**Instructions for the task:**
Set the lines down again exactly, first line through the line that contains "import plotly.graph_objects as go", with no pictures.

⁂

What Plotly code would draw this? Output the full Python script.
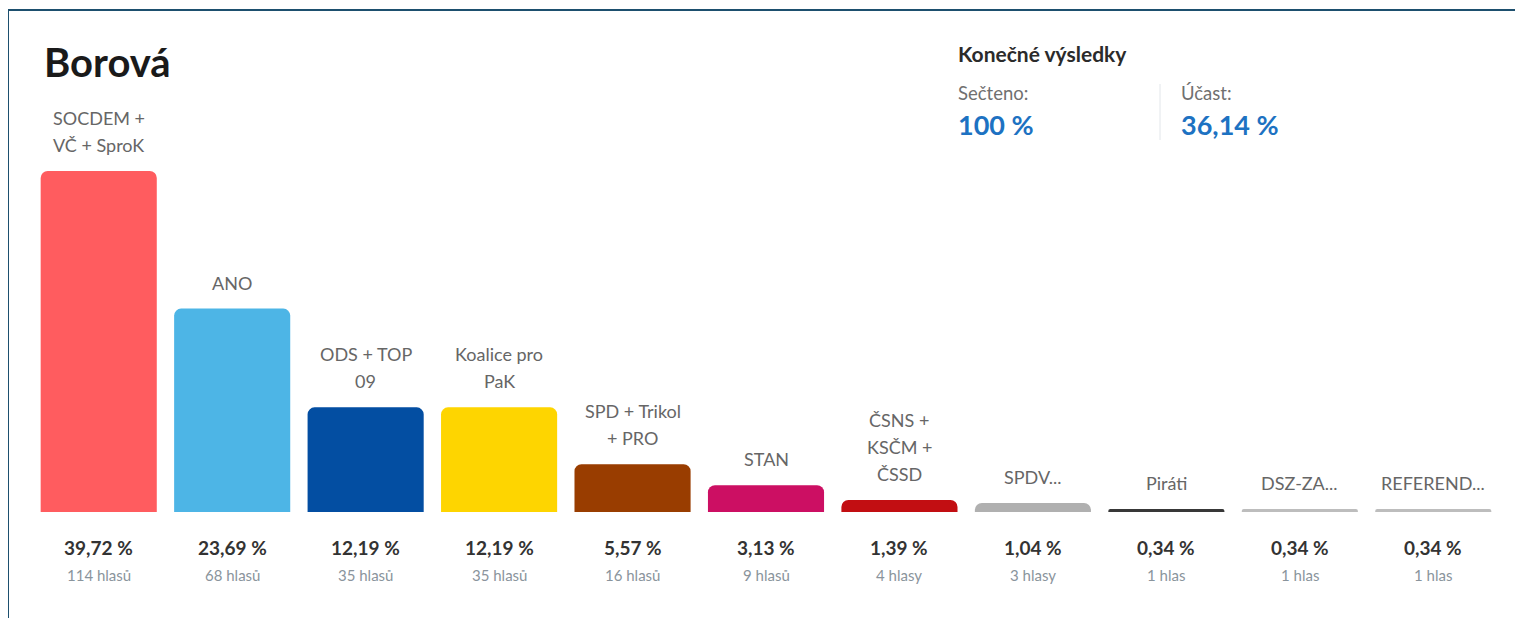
import plotly.graph_objects as go

# ---- data ----
parties = ["SOCDEM + VČ + SproK", "ANO", "ODS + TOP 09", "Koalice pro PaK",
           "SPD + Trikol + PRO", "STAN", "ČSNS + KSČM + ČSSD", "SPDV...",
           "Piráti", "DSZ-ZA...", "REFEREND..."]
label_lines = [["SOCDEM +", "VČ + SproK"], ["ANO"], ["ODS + TOP", "09"],
               ["Koalice pro", "PaK"], ["SPD + Trikol", "+ PRO"], ["STAN"],
               ["ČSNS +", "KSČM +", "ČSSD"], ["SPDV..."], ["Piráti"],
               ["DSZ-ZA..."], ["REFEREND..."]]
percent = [39.72, 23.69, 12.19, 12.19, 5.57, 3.13, 1.39, 1.04, 0.34, 0.34, 0.34]
percent_text = ["39,72 %", "23,69 %", "12,19 %", "12,19 %", "5,57 %", "3,13 %",
                "1,39 %", "1,04 %", "0,34 %", "0,34 %", "0,34 %"]
votes_text = ["114 hlasů", "68 hlasů", "35 hlasů", "35 hlasů", "16 hlasů", "9 hlasů",
              "4 hlasy", "3 hlasy", "1 hlas", "1 hlas", "1 hlas"]
colors = ["#FF5C5F", "#4DB5E6", "#034EA2", "#FED500", "#993D00", "#CC0F63",
          "#C20E12", "#B0B0B0", "#383838", "#BDBDBD", "#BDBDBD"]
title = "Borová"
status_title = "Konečné výsledky"
counted_label, counted_value = "Sečteno:", "100 %"
turnout_label, turnout_value = "Účast:", "36,14 %"

# ---- layout geometry (page has an 8px body margin) ----
OFF = 8
W, H = 1523, 618
L, R, T, B = 24, 31, 163, 114
PW, PH = W - L - R, H - T - B

def px(x):
    return (x - OFF - L) / PW

def py(y):
    return (H - B - (y - OFF)) / PH

FONT = "Lato"

fig = go.Figure(go.Bar(
    x=parties, y=percent, marker=dict(color=colors, line=dict(width=0)),
    hoverinfo="skip",
))

ann = []
for cat, lines, p, pt, vt in zip(parties, label_lines, percent, percent_text, votes_text):
    n = len(lines)
    for i, line in enumerate(lines):
        ann.append(dict(x=cat, y=p, xref="x", yref="y", text=line, showarrow=False,
                        yanchor="middle", yshift=26 + 27 * (n - 1 - i),
                        font=dict(family=FONT, size=18, color="#666666")))
    ann.append(dict(x=cat, y=0, xref="x", yref="y", text="<b>" + pt + "</b>",
                    showarrow=False, yanchor="middle", yshift=-35,
                    font=dict(family=FONT, size=19, color="#333333")))
    ann.append(dict(x=cat, y=0, xref="x", yref="y", text=vt, showarrow=False,
                    yanchor="middle", yshift=-63,
                    font=dict(family=FONT, size=15, color="#8A949C")))

ann += [
    dict(x=px(42), y=py(62), xref="paper", yref="paper", text="<b>" + title + "</b>",
         showarrow=False, xanchor="left", yanchor="middle",
         font=dict(family=FONT, size=40, color="#1A1A1A")),
    dict(x=px(956), y=py(53), xref="paper", yref="paper", text="<b>" + status_title + "</b>",
         showarrow=False, xanchor="left", yanchor="middle",
         font=dict(family=FONT, size=21, color="#2B2B2B")),
    dict(x=px(956), y=py(93), xref="paper", yref="paper", text=counted_label,
         showarrow=False, xanchor="left", yanchor="middle",
         font=dict(family=FONT, size=18.5, color="#707070")),
    dict(x=px(956), y=py(125), xref="paper", yref="paper", text="<b>" + counted_value + "</b>",
         showarrow=False, xanchor="left", yanchor="middle",
         font=dict(family=FONT, size=27, color="#1D72C2")),
    dict(x=px(1179), y=py(93), xref="paper", yref="paper", text=turnout_label,
         showarrow=False, xanchor="left", yanchor="middle",
         font=dict(family=FONT, size=18.5, color="#707070")),
    dict(x=px(1179), y=py(125), xref="paper", yref="paper", text="<b>" + turnout_value + "</b>",
         showarrow=False, xanchor="left", yanchor="middle",
         font=dict(family=FONT, size=27, color="#1D72C2")),
]

shapes = [
    dict(type="rect", xref="paper", yref="paper", x0=px(8), x1=px(1560),
         y0=py(10), y1=py(660), line=dict(color="#1D4F6E", width=2), fillcolor="rgba(0,0,0,0)"),
    dict(type="line", xref="paper", yref="paper", x0=px(1160), x1=px(1160),
         y0=py(84), y1=py(140), line=dict(color="#E2E6EA", width=1)),
]

fig.update_layout(
    width=W, height=H, margin=dict(l=L, r=R, t=T, b=B),
    paper_bgcolor="white", plot_bgcolor="white",
    bargap=0.13, barcornerradius=7, showlegend=False,
    xaxis=dict(visible=False, range=[-0.5, len(parties) - 0.5]),
    yaxis=dict(visible=False, range=[0, max(percent)]),
    annotations=ann, shapes=shapes,
)
fig.update_traces(cliponaxis=False)

fig.write_html("out.html")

⁂

**The answer:**
What Plotly code would draw this? Output the full Python script.
import plotly.graph_objects as go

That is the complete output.